Stufe eins: Wir wollen mit einem Hunderter bezahlen, sie
kann nicht herausgeben, bemerkt aber: „Ich sehe da einen Fünfziger bei Ihnen im
Geldbeutel, es geht also kleiner bei Ihnen.“
Stufe zwei: Als der Fünfziger liegt, fragt sie, was ich nun
herausbekomme. Ich habe wirklich keine Lust auf Trinkgeld und unterstreiche,
dass es Trinkgeld nur bei gutem Service gibt, also heute nicht. Ihre Reaktion:
Wenn Sie das brauchen. Sie streicht mehrmals durch ihren
Kellnerinnen-Geldbeutel, und entfernt sich mit den Worten: „Ich muss meine
Kolleginnen nach zehn Centstücken fragen.“
Dann kommt Stufe drei und die ist vom Feinsten: Als sie
wiederkommt, legt sie mir - bei einem Rechnungsbetrag von 22,90 Euro
-Wechselgeld von 26,10 Euro hin. Sie geht weg und muss sie leider nochmals an
unserer (kleinen) Tisch rufen und zeige ihr das Wechselgeld. Sie ist ganz
unwillig und fragt „Und?“. Als ich ihr vorrechne, dass ein Euro fehlt, tauscht
sie mit merklichem Unwillen das ein Euro-Stück gegen einen Zwickel. Der
Abschluss ist genauso ungeschickt, wenn nicht sogar unverschämt, wie der
Beginn. Sie fragt noch: „Und passt es jetzt.“ Darauf ich: „Jetzt schon!“ Und
sie ganz schnippisch: „Dann ist es ja gut!“ Eine Entschuldigung wäre wohl
angebrachter gewesen.
Nur der Vollständigkeitshalber sei gesagt. Es kam im Verlauf
unseres unschönen Besuches im Restaurant Rauchensteiner keine große Gruppe und
sowohl der Vierertisch als auch der Sechsertisch wie auch der Clubtisch im
Vorraum blieben frei. Fast schon paradox ist, dass einem Zweierpärchen sogar
von einer anderen Bedienung der Vierertisch angeboten wurde, diese sich dann
aber für einen Zweierecktisch entschieden. Wahrscheinlich waren diese Gäste
bereits Stammgäste bei Nicole.
Und auch noch erwähnenswert: Das Essen war gut.
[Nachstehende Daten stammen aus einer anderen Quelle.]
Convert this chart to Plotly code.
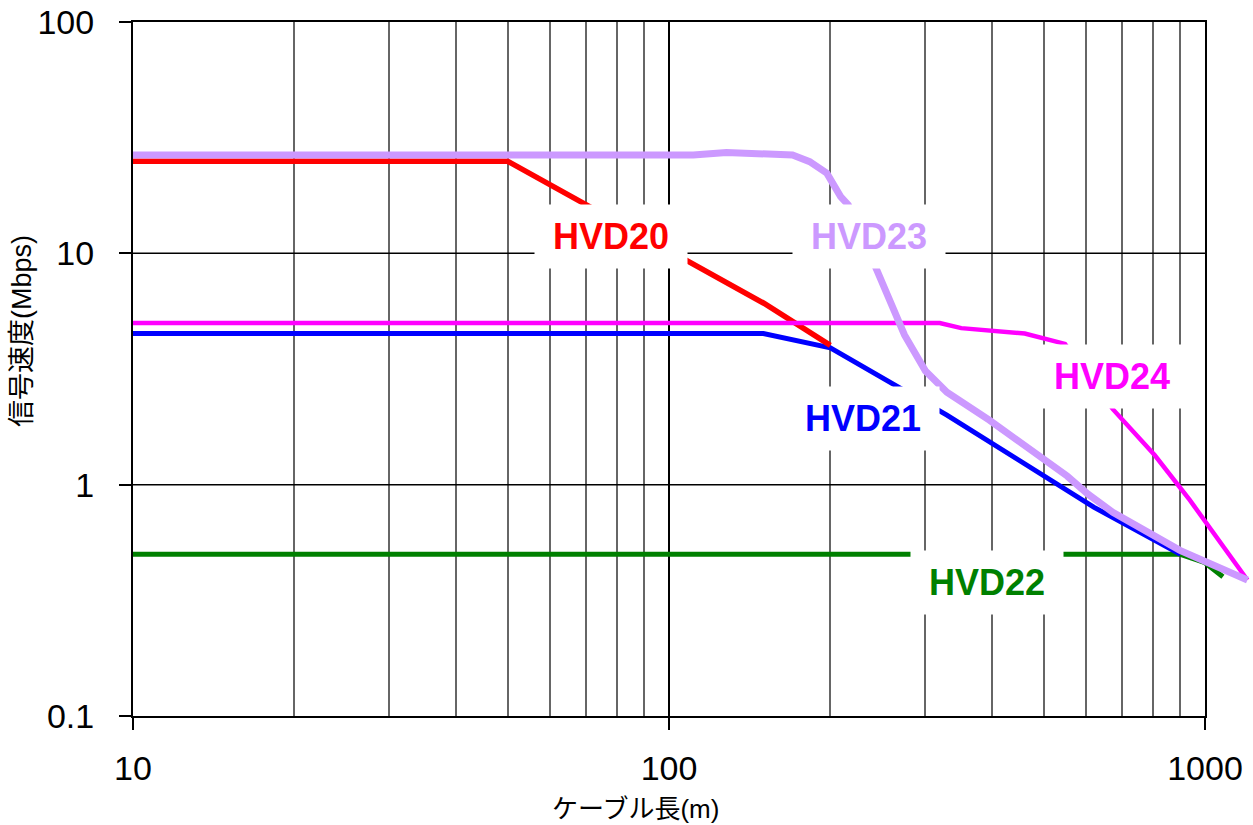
import numpy as np
import plotly.graph_objects as go

# ---- data ----
hvd20_x = [10, 50, 150, 200]
hvd20_y = [25, 25, 6.1, 4.0]

hvd21_x = [10, 150, 200, 330, 620, 900]
hvd21_y = [4.5, 4.5, 3.9, 2.0, 0.8, 0.5]

hvd22_x = [10, 900, 1000, 1080]
hvd22_y = [0.5, 0.5, 0.46, 0.4]

hvd23_x = [10, 111, 128, 148, 170, 183, 197, 209, 216, 244, 262, 275, 301, 330,
           396, 490, 553, 605, 673, 898, 1200]
hvd23_y = [26.6, 26.6, 27.3, 27.1, 26.6, 24.9, 22.2, 17.6, 16.2, 8.5, 5.9, 4.44,
           3.10, 2.51, 1.90, 1.34, 1.09, 0.91, 0.76, 0.52, 0.387]

hvd24_x = [10, 320, 351, 461, 548, 673, 806, 937, 1200]
hvd24_y = [5.0, 5.0, 4.75, 4.5, 4.06, 2.12, 1.34, 0.857, 0.387]

series_names = ["HVD22", "HVD21", "HVD20", "HVD24", "HVD23"]
series_colors = {"HVD20": "#FF0000", "HVD21": "#0000FF", "HVD22": "#008000",
                 "HVD23": "#CC99FF", "HVD24": "#FF00FF"}
series_widths = {"HVD20": 5.5, "HVD21": 5, "HVD22": 5, "HVD23": 7, "HVD24": 4.5}
series_data = {"HVD20": (hvd20_x, hvd20_y), "HVD21": (hvd21_x, hvd21_y),
               "HVD22": (hvd22_x, hvd22_y), "HVD23": (hvd23_x, hvd23_y),
               "HVD24": (hvd24_x, hvd24_y)}

# label positions (data coords of label box centres)
label_names = ["HVD20", "HVD23", "HVD24", "HVD21", "HVD22"]
label_x = [77.95, 236.1, 670.8, 230.1, 392.1]
label_y = [11.82, 11.82, 2.934, 1.931, 0.3773]

x_tick_vals = [10, 100, 1000]
x_tick_text = ["10", "100", "1000"]
x_minor_vals = [20, 30, 40, 50, 60, 70, 80, 90, 200, 300, 400, 500, 600, 700, 800, 900]
y_tick_vals = [0.1, 1, 10, 100]
y_tick_text = ["0.1", "1", "10", "100"]
y_grid_vals = [1, 10]

x_title = "ケーブル長(m)"
y_title = "信号速度(Mbps)"

# ---- geometry (page body margin removed via post_script) ----
W, H = 1253, 825
ML, MR, MT, MB = 133, 3, 22, 109
plot_w = W - ML - MR
plot_h = H - MT - MB
axis_px = 1072  # pixel width of the framed 10..1000 area
dom_end = axis_px / plot_w
x2_end = 1 + 2 * plot_w / axis_px

FONT = "Liberation Sans, Arial, Noto Sans CJK JP, sans-serif"

fig = go.Figure()

# horizontal grid lines (only inside framed area)
gx, gy = [], []
for v in y_grid_vals:
    gx += [x_tick_vals[0], x_tick_vals[-1], None]
    gy += [v, v, None]
fig.add_trace(go.Scatter(x=gx, y=gy, mode="lines", xaxis="x", yaxis="y",
                         line=dict(color="black", width=1.5),
                         hoverinfo="skip", showlegend=False))

for name in series_names:
    xs, ys = series_data[name]
    fig.add_trace(go.Scatter(x=xs, y=ys, mode="lines", name=name,
                             xaxis="x2", yaxis="y",
                             line=dict(color=series_colors[name],
                                       width=series_widths[name]),
                             showlegend=False))

annotations = []
for name, lx, ly in zip(label_names, label_x, label_y):
    annotations.append(dict(
        x=np.log10(lx), y=np.log10(ly), xref="x", yref="y",
        text="<b>" + name + "</b>", showarrow=False,
        font=dict(family=FONT, size=36, color=series_colors[name]),
        bgcolor="white", width=152, height=63, borderpad=0,
        xanchor="center", yanchor="middle"))

# axis titles (screen px -> paper)
annotations.append(dict(
    x=(22 - ML) / plot_w, y=1 - (331 - MT) / plot_h,
    xref="paper", yref="paper", text=y_title, textangle=-90, showarrow=False,
    font=dict(family=FONT, size=27, color="black"),
    xanchor="center", yanchor="middle"))
annotations.append(dict(
    x=(635 - ML) / plot_w, y=1 - (809 - MT) / plot_h,
    xref="paper", yref="paper", text=x_title, showarrow=False,
    font=dict(family=FONT, size=26, color="black"),
    xanchor="center", yanchor="middle"))

fig.update_layout(
    width=W, height=H,
    margin=dict(l=ML, r=MR, t=MT, b=MB, autoexpand=False),
    paper_bgcolor="white", plot_bgcolor="rgba(0,0,0,0)",
    showlegend=False,
    font=dict(family=FONT, color="black"),
    annotations=annotations,
    xaxis=dict(
        type="log", domain=[0, dom_end], range=[1, 3], anchor="y",
        tickvals=x_tick_vals, ticktext=x_tick_text,
        ticks="outside", ticklen=12, tickwidth=1.5, tickcolor="black",
        ticklabelstandoff=9, ticklabeloverflow="allow",
        tickfont=dict(family=FONT, size=34, color="black"),
        showline=True, linecolor="black", linewidth=2, mirror=True,
        showgrid=True, gridcolor="black", gridwidth=1.5,
        minor=dict(tickvals=x_minor_vals, showgrid=True, gridcolor="#666666",
                   gridwidth=1.6, ticks=""),
        zeroline=False, fixedrange=True,
    ),
    xaxis2=dict(
        type="log", domain=[0, 1], range=[1, x2_end], anchor="y",
        visible=False, showgrid=False, fixedrange=True,
    ),
    yaxis=dict(
        type="log", domain=[0, 1], range=[-1, 2], anchor="x",
        tickvals=y_tick_vals, ticktext=y_tick_text,
        ticks="outside", ticklen=12, tickwidth=1.5, tickcolor="black",
        ticklabelstandoff=18, ticklabeloverflow="allow",
        tickfont=dict(family=FONT, size=34, color="black"),
        showline=True, linecolor="black", linewidth=2, mirror=True,
        showgrid=False, zeroline=False, fixedrange=True,
    ),
)

fig.write_html("out.html",
               config={"displayModeBar": False},
               post_script="document.body.style.margin='0';document.body.style.overflow='hidden';")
Einen zahlenden Gast in solch einem Ton zu vergraulen, ist
schon eine Leistung der besonderen Art. Jeder Gast versteht, wenn ein Lokal
Platzprobleme hat, aber hier gab es keine. Die waffenscheinpflichtige
Servicekraft namens Nicole wirkte, als fühle sie sich durchgehend im Recht.
Mindestens beim fehlerhaften Wechselgeld ist sie deutlich über das Ziel
hinausgeschossen. Wir waren nach einer halben Stunde wieder gegangen, natürlich
ohne etwas Zusätzliches zu verkosten. Unser Motto: So schnell wie möglich
dieses ungastliche Haus verlassen.
Nach verschiedenen Konzepten und Betreiberwechsel hätte ich
der Rauchensteiner GmbH und seinem rührigen Besitzer Dr. Schaupp Stabilität
gewünscht. Mit solchen egomanischen und sich selbst überschätzenden Kräften
verscheucht man alle, die sich nicht dem Diktat der Bedienung beugen wollen,
sondern einfach guten Service schätzen. Gott sei Dank haben wir ja mit den
Restaurants Stegfellner, Goldene Sonne und Isar Klause oder dem Bernlochner –
zwar eine Preisklasse darüber - attraktive Alternativen.